Tim ekonomi kabinet
Fadhil Hasan dan Sofjan Wanandi berpendapat, akomodasi ”titipan” partai politik memang tak bisa sepenuhnya terhindarkan dalam penyusunan anggota kabinet yang dipimpin Yudhoyono lima tahun mendatang.
Posisi menteri keuangan, menteri energi dan sumber daya mineral, menteri negara badan usaha milik negara, menteri perindustrian, menteri perdagangan, serta menteri pertanian dipandang akan paling menentukan membawa perekonomian Indonesia melalui krisis global yang saat ini terjadi.
”Banyak kebijakan yang bersifat trade-off dan mungkin tidak populis yang harus diambil pada sektor-sektor ekonomi itu,” ujar Fadhil. Ia mencontohkan, di sektor energi, pemerintah antara lain akan dituntut menyikapi perkembangan harga minyak dunia yang sulit diprediksi.
Sektor energi juga penyumbang sekitar sepertiga pendapatan negara. ”Selain devisa terbesar, subsidi terbesar juga diberikan pada sektor energi,” kata Sofjan.
Pengalaman di negeri ini telah menunjukkan sektor energi kerap menjadi ”lahan basah” untuk menyuburkan kepentingan politik.
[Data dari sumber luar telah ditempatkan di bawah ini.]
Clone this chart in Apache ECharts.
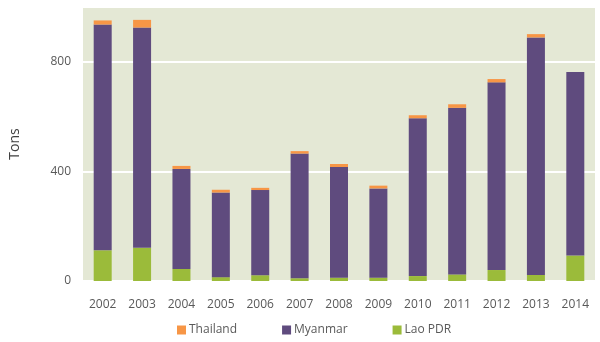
<!DOCTYPE html>
<html>
<head>
<meta charset="utf-8">
<script src="https://cdn.jsdelivr.net/npm/echarts@6/dist/echarts.min.js"></script>
<style>html,body{margin:0;padding:0;background:#fff}#c{width:600px;height:342px}</style>
</head>
<body>
<div id="c"></div>
<script>
var years = ['2002','2003','2004','2005','2006','2007','2008','2009','2010','2011','2012','2013','2014'];
var laoPDR   = [112, 121, 44, 14, 21, 10, 12, 12, 18, 24, 40, 22, 93];
var myanmar  = [824, 804, 365, 309, 311, 455, 404, 326, 576, 608, 685, 867, 670];
var thailand = [15, 28, 11, 10, 8, 9, 11, 10, 11, 13, 12, 12, 0];
var yTicks = [0, 400, 800];

var chart = echarts.init(document.getElementById('c'), null, {renderer: 'canvas'});
var font = 'Open Sans';
chart.setOption({
  animation: false,
  backgroundColor: '#ffffff',
  grid: {left: 50, right: 5, top: 7, bottom: 61, backgroundColor: '#E4E8D5', show: true, borderWidth: 0},
  legend: {
    top: 324, left: 177, padding: 0, itemWidth: 9, itemHeight: 9, itemGap: 45,
    icon: 'rect',
    textStyle: {fontFamily: font, fontSize: 12, color: '#595959', padding: [0,0,0,-2]},
    data: ['Thailand', 'Myanmar', 'Lao PDR']
  },
  xAxis: {
    type: 'category', data: years,
    axisLine: {show: false}, axisTick: {show: false},
    axisLabel: {fontFamily: font, fontSize: 12, color: '#595959', margin: 18}
  },
  yAxis: {
    type: 'value', min: 0, max: 1000, interval: 400,
    name: 'Tons', nameLocation: 'middle', nameGap: 31,
    nameTextStyle: {fontFamily: font, fontSize: 14, color: '#404040', padding: [0,0,30,0]},
    axisLine: {show: false}, axisTick: {show: false},
    axisLabel: {fontFamily: font, fontSize: 12, color: '#595959', margin: 12,
      formatter: function(v){ return yTicks.indexOf(v) >= 0 ? v : ''; }},
    splitLine: {lineStyle: {color: '#ffffff', width: 2}}
  },
  series: [
    {name: 'Lao PDR', type: 'bar', stack: 't', data: laoPDR, barWidth: 18, itemStyle: {color: '#9BBB3A'}},
    {name: 'Myanmar', type: 'bar', stack: 't', data: myanmar, barWidth: 18, itemStyle: {color: '#5F4B7E'}},
    {name: 'Thailand', type: 'bar', stack: 't', data: thailand, barWidth: 18, itemStyle: {color: '#F79646'}}
  ]
});
</script>
</body>
</html>
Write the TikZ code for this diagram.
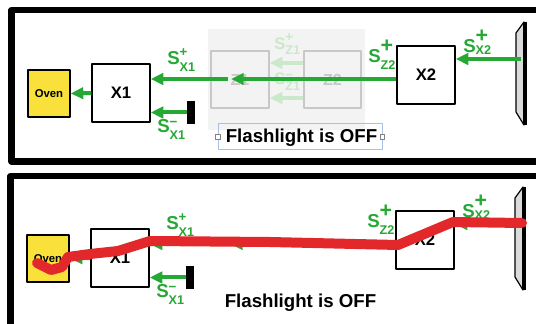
\documentclass[tikz,border=0pt]{standalone}
\usepackage{fontspec}
\setmainfont{Liberation Sans}
\usetikzlibrary{arrows.meta,positioning,calc}

\definecolor{sigreen}{RGB}{38,168,52}
\definecolor{ghostgreen}{RGB}{202,232,202}
\definecolor{ovenyellow}{RGB}{249,224,58}
\definecolor{beamred}{RGB}{226,40,42}
\definecolor{ghostgray}{RGB}{243,243,243}
\definecolor{ghostline}{RGB}{200,200,200}
\definecolor{selblue}{RGB}{170,192,232}

% S with stacked super- and subscript: #1 sup, #2 raise, #3 sub, #4 lower
\newcommand{\sig}[4]{%
  S\rlap{\raisebox{#2}{#1}}{\fontsize{9.5}{10}\selectfont\raisebox{-#4}{#3}}}
\newcommand{\smplus}{{\fontsize{10}{10}\selectfont +}}
\newcommand{\smminus}{{\fontsize{10}{10}\selectfont −}}
\newcommand{\bigplus}{{\fontsize{16}{16}\selectfont\bfseries +}}

\begin{document}
\begin{tikzpicture}[
  x=0.75pt, y=-0.75pt,
  font=\bfseries,
  line join=round,
  blockbox/.style={
    rectangle,
    draw=black,
    line width=1.5pt,
    fill=white,
    minimum width=43pt,
    minimum height=43pt,
    font=\fontsize{12.5}{13}\selectfont\bfseries
  },
  ovenbox/.style={
    blockbox,
    fill=ovenyellow,
    minimum width=31pt,
    minimum height=35pt,
    font=\fontsize{8.5}{9}\selectfont\bfseries
  },
  ghostbox/.style={
    blockbox,
    draw=ghostline,
    fill=ghostgray,
    text=ghostline,
    font=\fontsize{12}{13}\selectfont\bfseries
  },
  stopbar/.style={
    rectangle,
    fill=black,
    inner sep=0pt,
    minimum width=6pt,
    minimum height=17pt
  },
  sigarrow/.style={
    -{Triangle[length=9.5pt,width=8.5pt]},
    line width=3pt,
    draw=sigreen
  },
  ghostarrow/.style={
    sigarrow,
    draw=ghostgreen
  },
  siglbl/.style={
    anchor=base west,
    inner sep=0pt,
    text=sigreen,
    font=\fontsize{14}{14}\selectfont\bfseries
  },
  ghostlbl/.style={
    siglbl,
    text=ghostgreen,
    font=\fontsize{12.5}{13}\selectfont\bfseries
  },
  flashlbl/.style={
    inner sep=0pt,
    font=\fontsize{14}{15}\selectfont\bfseries
  },
  handle/.style={
    rectangle,
    draw=gray,
    fill=white,
    line width=0.4pt,
    inner sep=0pt,
    minimum size=3.5pt
  },
  frame/.style={
    draw=black,
    line width=4.8pt
  },
  beam/.style={
    draw=beamred,
    line width=7.5pt,
    line cap=round
  }
]

\path[use as bounding box] (0,0) rectangle (536,324);
\clip (0,0) rectangle (536,324);

\draw[frame] (11.5,10) rectangle (560,161.5);
\draw[frame] (10.5,176) rectangle (560,327);

% ghost stage in the upper panel
\fill[ghostgray] (208,29) rectangle (365,130);
\node[ghostbox] (zone) at (240,79.5) {Z1};
\node[ghostbox] (ztwo) at (332.5,79.5) {Z2};
\draw[ghostarrow] ([yshift=12.4pt]ztwo.west) -- ([yshift=12.4pt]zone.east);
\draw[ghostarrow] ([yshift=-13.9pt]ztwo.west) -- ([yshift=-13.9pt]zone.east);
\node[ghostlbl] (lblzp) at (274,50) {\sig{\smplus}{6pt}{Z1}{3.5pt}};
\node[ghostlbl] (lblzm) at (274,85) {\sig{\smminus}{4pt}{Z1}{4.5pt}};

\foreach \p/\dx/\dy in {t/0/0, b/-1/165}{
\begin{scope}[shift={(\dx,\dy)}]
  \node[ovenbox] (oven\p) at (49,93.5) {Oven};
  \node[blockbox] (xone\p) at (121,93) {X1};
  \node[blockbox] (xtwo\p) at (426,75) {X2};
  \node[stopbar] (bar\p) at (191,112.5) {};
  \coordinate (zmid\p) at (228,79);
  \coordinate (zhead\p) at (231,79);
  \coordinate (mirror\p) at (521,59);

  \filldraw[fill=gray!28, draw=black, line width=0.9pt]
    (516,33) -- (524,22) -- (524,125) -- (516,112) -- cycle;
  \draw[line width=2.4pt] (525,22) -- (525,125);

  \draw[sigarrow] (xone\p.west) -- (oven\p.east);
  \draw[sigarrow] (zmid\p) -- (zmid\p -| xone\p.east);
  \draw[sigarrow] (zhead\p -| xtwo\p.west) -- (zhead\p);
  \draw[sigarrow] (bar\p.west) -- (bar\p.west -| xone\p.east);
  \draw[sigarrow] (mirror\p) -- (mirror\p -| xtwo\p.east);

  \node[siglbl] (lblxp\p) at (167,65) {\sig{\smplus}{6.7pt}{X1}{5pt}};
  \node[siglbl] (lblxm\p) at (157,133) {\sig{\smminus}{5pt}{X1}{5pt}};
  \node[siglbl] (lblzz\p) at (368,63) {\sig{\bigplus}{7.5pt}{Z2}{5pt}};
  \node[siglbl] (lblxx\p) at (463,53) {\sig{\bigplus}{7.5pt}{X2}{1pt}};

  \node[flashlbl] (flash\p) at (301.5,138) {Flashlight is OFF};
\end{scope}
}

% selection marks round the upper caption
\node[draw=selblue, line width=0.6pt, minimum width=123pt, minimum height=20pt,
  inner sep=0pt] (selbox) at (300,136.5) {};
\node[handle] (hleft) at (selbox.west) {};
\node[handle] (hright) at (selbox.east) {};

% beam in the lower panel
\draw[beam] (37,263) -- (51,270) -- (62,267) -- (68,257) -- (90,254)
  -- (118,251) -- (150,241) -- (270,242) -- (398,245) -- (453,222) -- (522,223);

\end{tikzpicture}
\end{document}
Padahal, begitu besar hajat hidup rakyat ditentukan di sana.
Sementara itu, posisi menteri keuangan tentu tak diragukan berada di garda terdepan pengelolaan keuangan negara.
Di sektor industri, prioritas pengembangan subsektor-subsektor tertentu amat mungkin dipandang sebagai ”biaya” bagi subsektor-subsektor lain. Prioritas mesti diambil walaupun semua pihak tentu meminta diprioritaskan atau difasilitasi pemerintah.
”Banyak sekali vested interest di situ. Jadi, keputusan-keputusan yang diambil benar-benar mesti didasari perhitungan teknokratis dan ekonomi, bukan karena memasukkan kepentingan politik atau populis,” ujar Fadhil.
Menurut Sofjan, keputusan mengenai susunan tim ekonomi kabinet amat dinantikan dunia usaha. ”Presiden tidak perlu menempatkan wakil dari kalangan usaha dalam kabinet. Yang paling penting adalah menempatkan orang profesional yang memahami dunia usaha. Harus ada yang punya kapasitas untuk melakukan terobosan dalam eksekusi kebijakan,” ujar Sofjan.